Мы вернулись на первый этаж, нужно было оформлять госпитализацию. Я повернулся к Италии и посмотрел на нее взглядом, который должен был показаться ей ужасным.
— Ну-с, что вы намерены предпринять, уважаемая синьора?
— Я хочу домой, — пробормотала она.
— Ну что же, тогда вам придется подписать отказ от госпитализации. — Я повернулся к фельдшеру. — Дай-ка сюда бланк.
Я вытащил ручку из внутреннего кармана пиджака и сам вписал все, что надо, потом вложил бланк в обгрызанные пальцы Италии, протянул ей ручку. Скользнул глазами по ее лицу — она опять была очень бледна. Я замешкался с ручкой, я уже не был уверен, что поступаю правильно, я ведь все-таки был врачом, рисковать нельзя. А если у нее начнется серьезное кровотечение? Нельзя отпускать ее вот так, на раз-два. Позже у меня найдется способ объяснить ей, кто она такая, сейчас важно только одно — ей надо остаться здесь: если что, здесь ей помогут. Я порвал бланк: «Давайте все-таки ее положим».
Она возражала, но совсем слабо: «Зачем это?.. Не надо… Я пойду… У меня все прошло…»
Докторша шагнула к столу и пришла мне на помощь.
— Синьора, профессор прав, эту ночь вам лучше провести здесь.
Мы быстренько вписали предварительный диагноз, потом поднялись в гинекологию. Дверцы лифта распахнулись, мы приехали. В коридоре царил ночной покой и обычный запах лекарств и больничного супа. Я, Анджела, люблю ночную больницу, мне в ней мил еле уловимый запах женщины, смывшей на ночь косметику, совсем домашняя такая отдушка человеческого пота… Италия — та нет, она выглядела испуганной, шла, чуть не цепляясь за стенку, купальное полотенце с морскими звездами так и было обмотано у нее вокруг бедер, делая ее похожей на Жертву кораблекрушения. На несколько мгновений мы остались одни.

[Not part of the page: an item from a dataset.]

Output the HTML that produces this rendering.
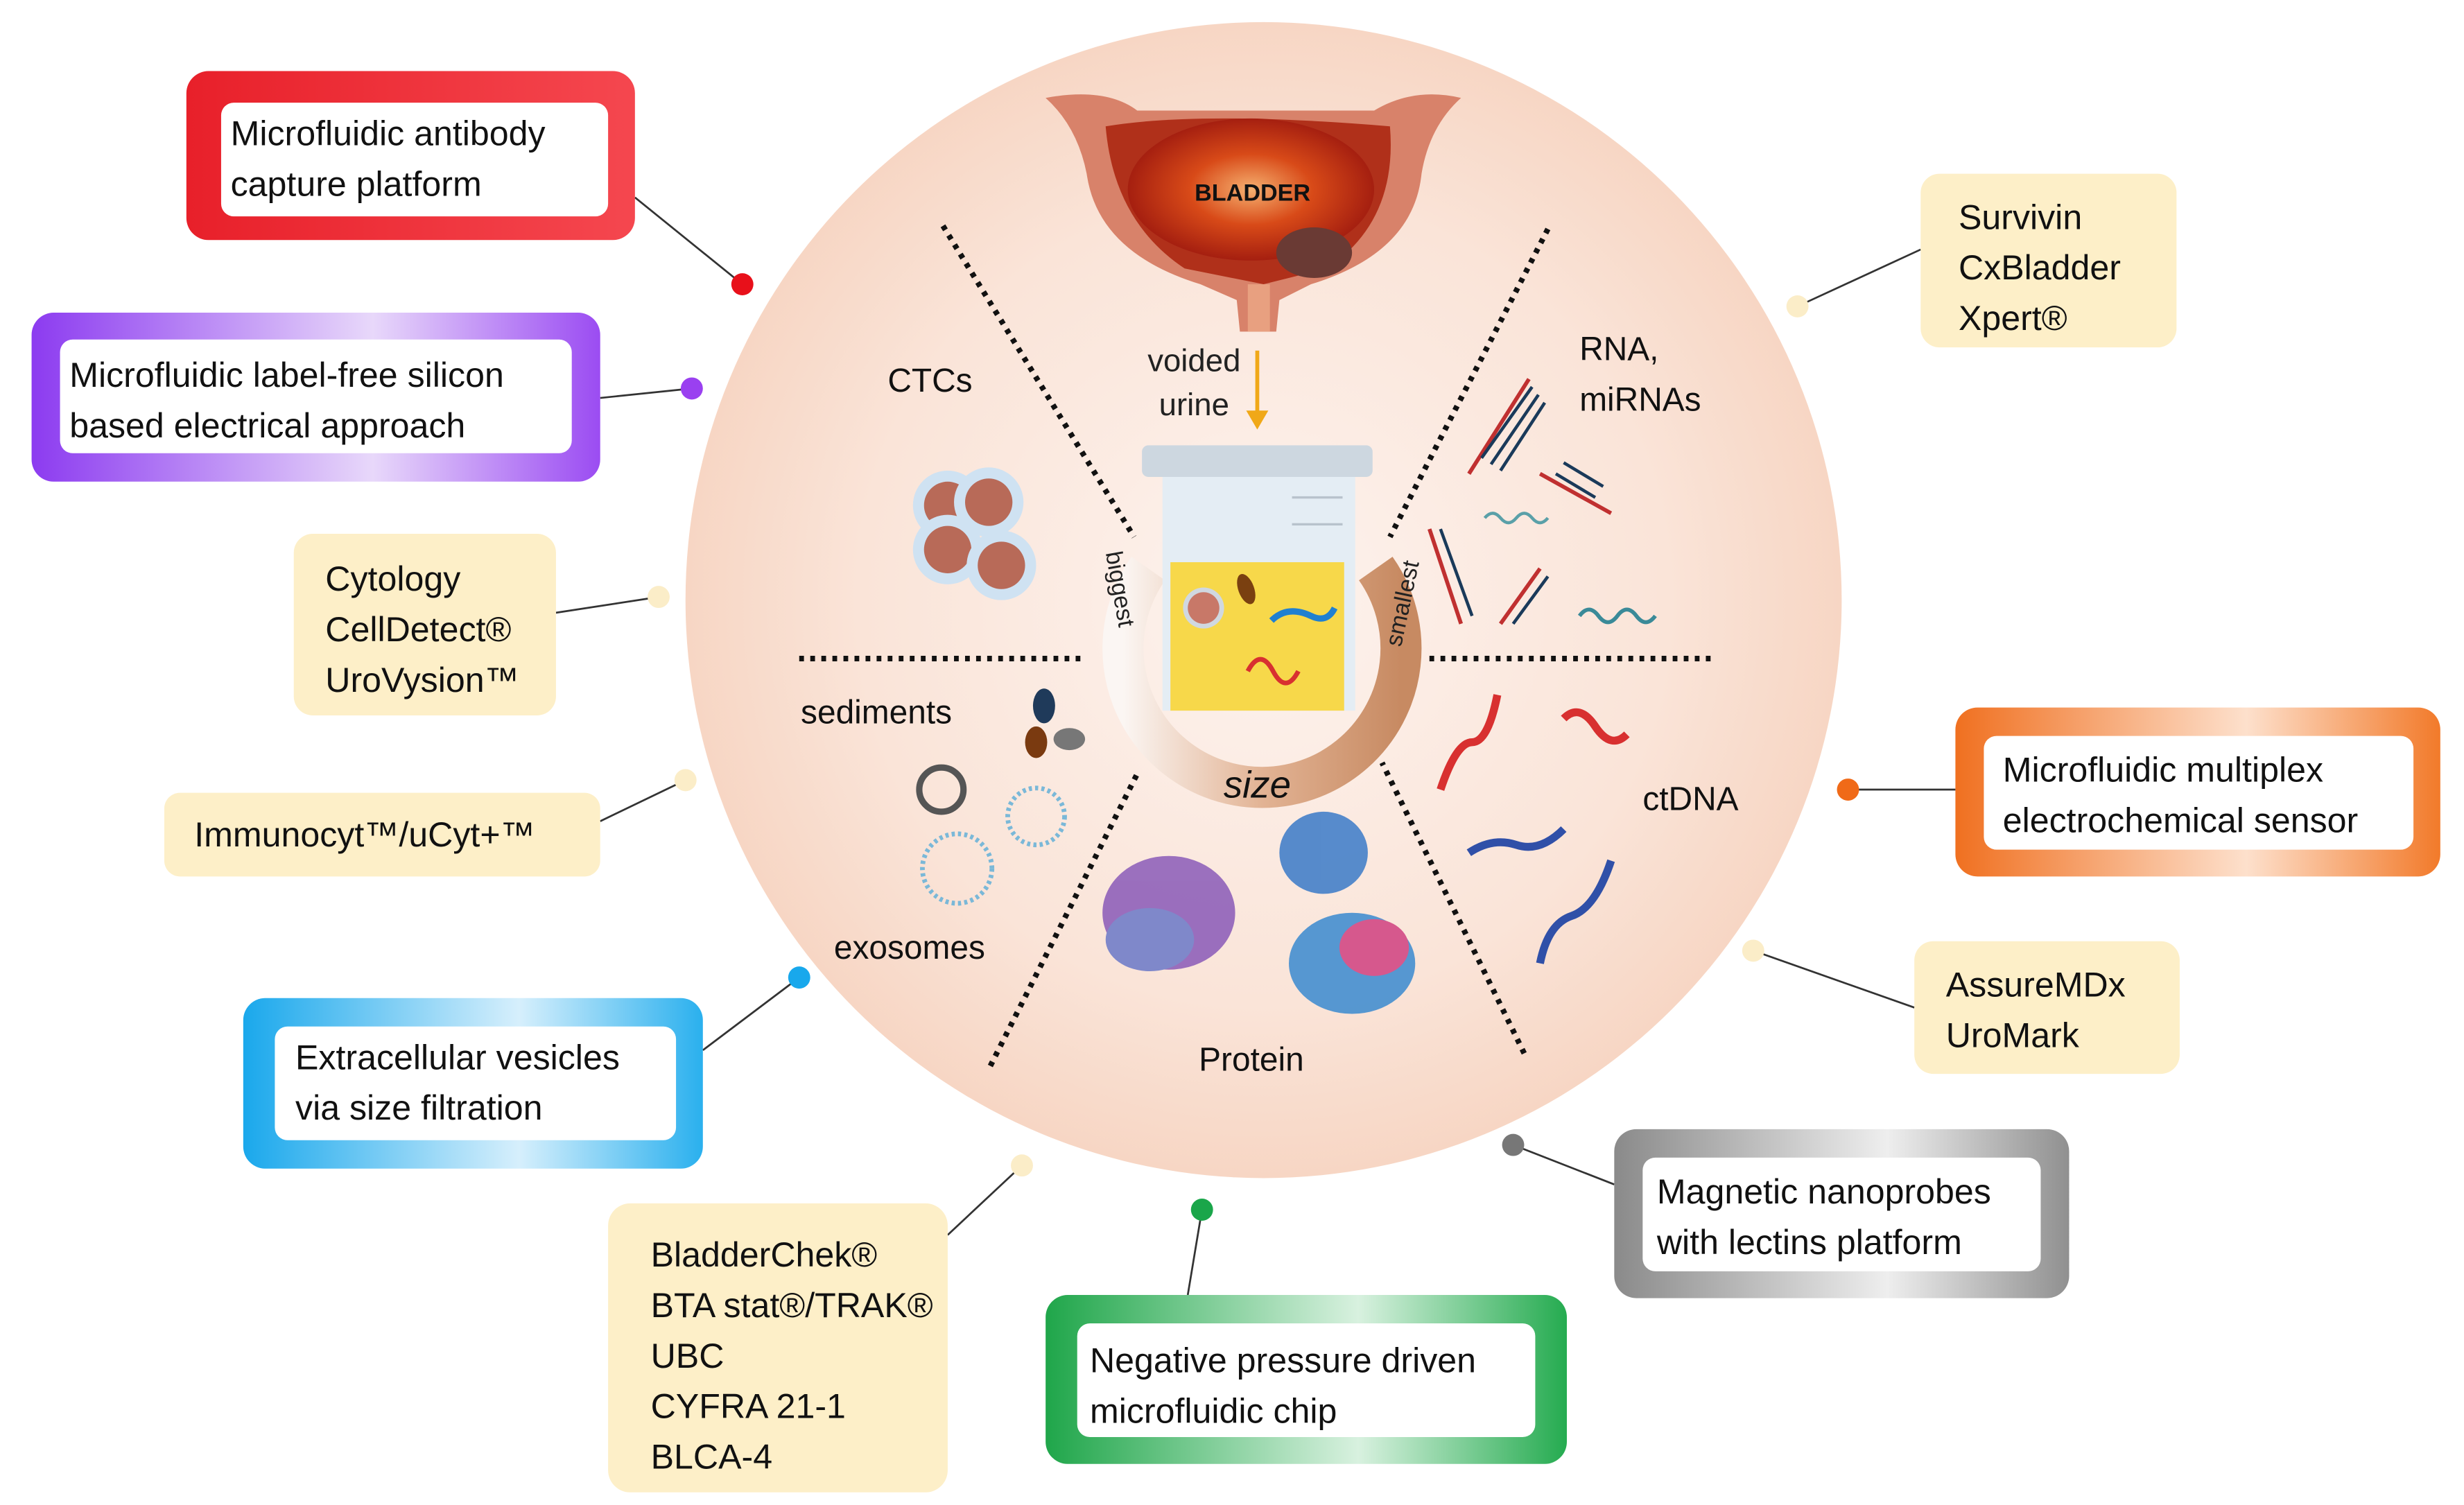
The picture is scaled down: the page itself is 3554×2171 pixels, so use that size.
<!DOCTYPE html>
<html><head><meta charset="utf-8"><style>
html,body{margin:0;padding:0;background:#fff;}
svg{display:block;}
text{font-family:"Liberation Sans",sans-serif;}
</style></head><body>
<svg width="3554" height="2171" viewBox="0 0 1560 953" preserveAspectRatio="none" xmlns="http://www.w3.org/2000/svg">
<defs>
<radialGradient id="bg" cx="0.5" cy="0.5" r="0.5">
<stop offset="0" stop-color="#fdf3ee"/><stop offset="0.7" stop-color="#fae4d8"/><stop offset="1" stop-color="#f7d6c4"/>
</radialGradient>
<linearGradient id="gr" x1="0" x2="1"><stop offset="0" stop-color="#e8202a"/><stop offset="1" stop-color="#f5474f"/></linearGradient>
<linearGradient id="gp" x1="0" x2="1"><stop offset="0" stop-color="#8c3bf0"/><stop offset="0.6" stop-color="#e8d8fa"/><stop offset="1" stop-color="#9b4cf2"/></linearGradient>
<linearGradient id="gb" x1="0" x2="1"><stop offset="0" stop-color="#1aa8ec"/><stop offset="0.6" stop-color="#d6effc"/><stop offset="1" stop-color="#2ab0ee"/></linearGradient>
<linearGradient id="gg" x1="0" x2="1"><stop offset="0" stop-color="#1fa64a"/><stop offset="0.6" stop-color="#d8f1df"/><stop offset="1" stop-color="#25ab50"/></linearGradient>
<linearGradient id="go" x1="0" x2="1"><stop offset="0" stop-color="#f07020"/><stop offset="0.6" stop-color="#fde0cc"/><stop offset="1" stop-color="#f27a2a"/></linearGradient>
<linearGradient id="gy" x1="0" x2="1"><stop offset="0" stop-color="#8a8a8a"/><stop offset="0.6" stop-color="#eeeeee"/><stop offset="1" stop-color="#909090"/></linearGradient>
<linearGradient id="ring" x1="0" x2="1"><stop offset="0" stop-color="#fbf6f3"/><stop offset="0.5" stop-color="#e2b394"/><stop offset="1" stop-color="#c78a62"/></linearGradient>
<radialGradient id="bl" cx="0.5" cy="0.5" r="0.5"><stop offset="0" stop-color="#f5b070"/><stop offset="0.5" stop-color="#d84a18"/><stop offset="1" stop-color="#a51f10"/></radialGradient>
</defs>

<circle cx="800" cy="380" r="366" fill="url(#bg)"/>

<!-- dotted dividers -->
<g stroke="#111" stroke-width="3.5" stroke-dasharray="3 4">
<line x1="597" y1="143" x2="718" y2="340"/>
<line x1="506" y1="417" x2="685" y2="417"/>
<line x1="627" y1="675" x2="720" y2="490"/>
<line x1="980" y1="145" x2="880" y2="340"/>
<line x1="905" y1="417" x2="1083" y2="417"/>
<line x1="965" y1="667" x2="875" y2="483"/>
</g>

<!-- bladder -->
<path d="M662 62 Q700 55 720 70 L870 70 Q895 55 925 62 Q905 80 900 110 Q895 160 830 180 L810 190 L808 210 L785 210 L783 190 L760 180 Q695 160 688 110 Q682 80 662 62Z" fill="#d8826a"/>
<path d="M700 80 Q760 70 880 80 Q885 140 840 170 L800 180 L750 170 Q705 140 700 80Z" fill="#b0301a"/>
<ellipse cx="792" cy="120" rx="78" ry="45" fill="url(#bl)"/>
<text x="793" y="127" font-size="15" font-weight="bold" text-anchor="middle" fill="#111">BLADDER</text>
<ellipse cx="832" cy="160" rx="24" ry="16" fill="#6a3a34"/>
<rect x="790" y="180" width="14" height="30" fill="#e8a080"/>
<text x="756" y="235" font-size="20" text-anchor="middle" fill="#222">voided</text>
<text x="756" y="263" font-size="20" text-anchor="middle" fill="#222">urine</text>
<line x1="796" y1="222" x2="796" y2="262" stroke="#f0a818" stroke-width="2.5"/>
<path d="M789 260 L796 272 L803 260Z" fill="#f0a818"/>

<!-- ring -->
<path d="M727 360 A88 88 0 1 0 871 360" fill="none" stroke="url(#ring)" stroke-width="26"/>
<text x="796" y="505" font-size="24" font-style="italic" text-anchor="middle" fill="#111">size</text>
<text transform="translate(700,350) rotate(80)" font-size="15" fill="#222">biggest</text>
<text transform="translate(887,410) rotate(-78)" font-size="15" fill="#222">smallest</text>

<!-- cup -->
<rect x="736" y="298" width="122" height="152" fill="#e4edf4"/>
<rect x="723" y="282" width="146" height="20" rx="4" fill="#cdd7e0"/>
<rect x="741" y="356" width="110" height="94" fill="#f7d84a"/>
<line x1="818" y1="315" x2="850" y2="315" stroke="#b8c2cc" stroke-width="1.5"/>
<line x1="818" y1="332" x2="850" y2="332" stroke="#b8c2cc" stroke-width="1.5"/>
<circle cx="762" cy="385" r="13" fill="#d0d8e0"/><circle cx="762" cy="385" r="10" fill="#c87868"/>
<ellipse cx="789" cy="373" rx="5" ry="10" fill="#7a4010" transform="rotate(-20 789 373)"/>
<path d="M790 425 q8 -15 16 0 q8 15 16 0" stroke="#d83030" stroke-width="3" fill="none"/>
<path d="M805 393 q10 -10 25 -3 q10 5 15 -5" stroke="#2080d0" stroke-width="4" fill="none"/>

<!-- category labels -->
<g font-size="21" fill="#111">
<text x="562" y="248">CTCs</text>
<text x="1000" y="228">RNA,</text>
<text x="1000" y="260">miRNAs</text>
<text x="507" y="458">sediments</text>
<text x="1040" y="513">ctDNA</text>
<text x="528" y="607">exosomes</text>
<text x="759" y="678">Protein</text>
</g>

<!-- CTCs -->
<g>
<circle cx="600" cy="320" r="22" fill="#cfe2f2"/><circle cx="600" cy="320" r="15" fill="#b86a58"/>
<circle cx="626" cy="318" r="22" fill="#cfe2f2"/><circle cx="626" cy="318" r="15" fill="#b86a58"/>
<circle cx="600" cy="348" r="22" fill="#cfe2f2"/><circle cx="600" cy="348" r="15" fill="#b86a58"/>
<circle cx="634" cy="358" r="22" fill="#cfe2f2"/><circle cx="634" cy="358" r="15" fill="#b86a58"/>
</g>
<!-- sediments -->
<ellipse cx="661" cy="447" rx="7" ry="11" fill="#1f3a5a"/>
<ellipse cx="656" cy="470" rx="7" ry="10" fill="#7a3a10"/>
<ellipse cx="677" cy="468" rx="10" ry="7" fill="#777"/>
<!-- exosomes -->
<circle cx="596" cy="500" r="14" fill="none" stroke="#555" stroke-width="4"/>
<circle cx="656" cy="517" r="18" fill="none" stroke="#7ab8d8" stroke-width="3" stroke-dasharray="2 2"/>
<circle cx="606" cy="550" r="22" fill="none" stroke="#7ab8d8" stroke-width="3" stroke-dasharray="2 2"/>

<!-- RNA -->
<g stroke="#c03030" stroke-width="2.5" fill="none">
<path d="M930 300 L968 240"/><path d="M975 300 L1020 325"/><path d="M905 335 L925 395"/><path d="M950 395 L975 360"/>
</g>
<g stroke="#1a3a5a" stroke-width="2" fill="none">
<path d="M938 290 L970 245 M944 294 L974 250 M950 298 L978 255"/>
<path d="M985 300 L1010 315 M990 293 L1015 308"/>
<path d="M912 335 L932 390"/>
<path d="M958 395 L980 365"/>
</g>
<path d="M940 328 q5 -6 10 0 q5 6 10 0 q5 -6 10 0 q5 6 10 0" stroke="#5aa0a8" stroke-width="2" fill="none"/>
<path d="M1000 390 q6 -8 12 0 q6 8 12 0 q6 -8 12 0 q6 8 12 0" stroke="#3a8a98" stroke-width="2.5" fill="none"/>

<!-- ctDNA -->
<g fill="none" stroke-width="5">
<path d="M912 500 q10 -30 20 -30 q10 0 16 -30" stroke="#d83030"/>
<path d="M990 455 q10 -10 20 5 q10 15 20 5" stroke="#d83030"/>
<path d="M930 540 q15 -10 30 -5 q15 5 30 -10" stroke="#3050a8"/>
<path d="M975 610 q5 -25 20 -30 q15 -5 25 -35" stroke="#3050a8"/>
</g>

<!-- proteins -->
<g opacity="0.85">
<ellipse cx="740" cy="578" rx="42" ry="36" fill="#8a5ab8"/>
<ellipse cx="728" cy="595" rx="28" ry="20" fill="#6a78c8"/>
<ellipse cx="838" cy="540" rx="28" ry="26" fill="#3a7ac8"/>
<ellipse cx="856" cy="610" rx="40" ry="32" fill="#3a8ad0"/>
<ellipse cx="870" cy="600" rx="22" ry="18" fill="#d04080"/>
</g>

<!-- connector lines -->
<g stroke="#333" stroke-width="1.2">
<line x1="402" y1="125" x2="470" y2="180"/>
<line x1="380" y1="252" x2="438" y2="246"/>
<line x1="352" y1="388" x2="417" y2="378"/>
<line x1="380" y1="520" x2="434" y2="494"/>
<line x1="445" y1="665" x2="506" y2="619"/>
<line x1="600" y1="782" x2="647" y2="738"/>
<line x1="752" y1="820" x2="761" y2="766"/>
<line x1="1022" y1="750" x2="958" y2="725"/>
<line x1="1212" y1="638" x2="1110" y2="602"/>
<line x1="1238" y1="500" x2="1170" y2="500"/>
<line x1="1216" y1="158" x2="1138" y2="194"/>
</g>
<g>
<circle cx="470" cy="180" r="7" fill="#e8101a"/>
<circle cx="438" cy="246" r="7" fill="#9a40f0"/>
<circle cx="417" cy="378" r="7" fill="#fbedc8"/>
<circle cx="434" cy="494" r="7" fill="#fbedc8"/>
<circle cx="506" cy="619" r="7" fill="#18a8ec"/>
<circle cx="647" cy="738" r="7" fill="#fbedc8"/>
<circle cx="761" cy="766" r="7" fill="#1aa64a"/>
<circle cx="958" cy="725" r="7" fill="#777"/>
<circle cx="1110" cy="602" r="7" fill="#fbedc8"/>
<circle cx="1170" cy="500" r="7" fill="#f06a18"/>
<circle cx="1138" cy="194" r="7" fill="#fbedc8"/>
</g>

<!-- colored boxes -->
<g font-size="22" fill="#111">
<rect x="118" y="45" width="284" height="107" rx="14" fill="url(#gr)"/>
<rect x="140" y="65" width="245" height="72" rx="8" fill="#fff"/>
<text x="146" y="92">Microfluidic antibody</text><text x="146" y="124">capture platform</text>

<rect x="20" y="198" width="360" height="107" rx="14" fill="url(#gp)"/>
<rect x="38" y="215" width="324" height="72" rx="8" fill="#fff"/>
<text x="44" y="245">Microfluidic label-free silicon</text><text x="44" y="277">based electrical approach</text>

<rect x="154" y="632" width="291" height="108" rx="14" fill="url(#gb)"/>
<rect x="174" y="650" width="254" height="72" rx="8" fill="#fff"/>
<text x="187" y="677">Extracellular vesicles</text><text x="187" y="709">via size filtration</text>

<rect x="662" y="820" width="330" height="107" rx="14" fill="url(#gg)"/>
<rect x="682" y="838" width="290" height="72" rx="8" fill="#fff"/>
<text x="690" y="869">Negative pressure driven</text><text x="690" y="901">microfluidic chip</text>

<rect x="1022" y="715" width="288" height="107" rx="14" fill="url(#gy)"/>
<rect x="1040" y="733" width="252" height="72" rx="8" fill="#fff"/>
<text x="1049" y="762">Magnetic nanoprobes</text><text x="1049" y="794">with lectins platform</text>

<rect x="1238" y="448" width="307" height="107" rx="14" fill="url(#go)"/>
<rect x="1256" y="466" width="272" height="72" rx="8" fill="#fff"/>
<text x="1268" y="495">Microfluidic multiplex</text><text x="1268" y="527">electrochemical sensor</text>

<!-- yellow boxes -->
<g fill="#fdefc8">
<rect x="186" y="338" width="166" height="115" rx="12"/>
<rect x="104" y="502" width="276" height="53" rx="10"/>
<rect x="385" y="762" width="215" height="183" rx="14"/>
<rect x="1212" y="596" width="168" height="84" rx="12"/>
<rect x="1216" y="110" width="162" height="110" rx="12"/>
</g>
<text x="206" y="374">Cytology</text><text x="206" y="406">CellDetect®</text><text x="206" y="438">UroVysion™</text>
<text x="123" y="536">Immunocyt™/uCyt+™</text>
<text x="412" y="802">BladderChek®</text><text x="412" y="834">BTA stat®/TRAK®</text><text x="412" y="866">UBC</text><text x="412" y="898">CYFRA 21-1</text><text x="412" y="930">BLCA-4</text>
<text x="1232" y="631">AssureMDx</text><text x="1232" y="663">UroMark</text>
<text x="1240" y="145">Survivin</text><text x="1240" y="177">CxBladder</text><text x="1240" y="209">Xpert®</text>
</g>
</svg>
</body></html>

— Почему ты не сказала мне, что беременна?
— Я и сама не знала…
Она старалась затянуть полотенце потуже, голос у нее дрожал.
— Я не хочу сюда, я совсем грязная.
— Я скажу санитарам, они что-нибудь тебе подыщут.
Появилась медсестра.
— Пойдемте, я покажу вам вашу койку.
— Ступай, — прошептал я, — ступай же!
Я смотрел ей вслед, она удалялась по коридору с ночным освещением, удалялась, не оборачиваясь.
Дома я стянул с себя ботинки, не развязывая шнурков, и зашвырнул их подальше, потом улегся в постель в чем был. Провалился, словно в яму с липким битумом, и проснулся на рассвете — растерянный и уже уставший. Забрался под душ. Италия ожидала ребенка, вода журчала, находила свои дорожки, бежала по моей коже, а Италия ждала ребенка. Что же мы теперь будем делать? Я стоял голый под душем, в доме, который я делил со своей женой, и намыливал пучок волос на лобке. Тут нужно было бы неторопливо поразмыслить, а я летел, мысли у меня громоздились одна на другую, словно задники в кулисах театра.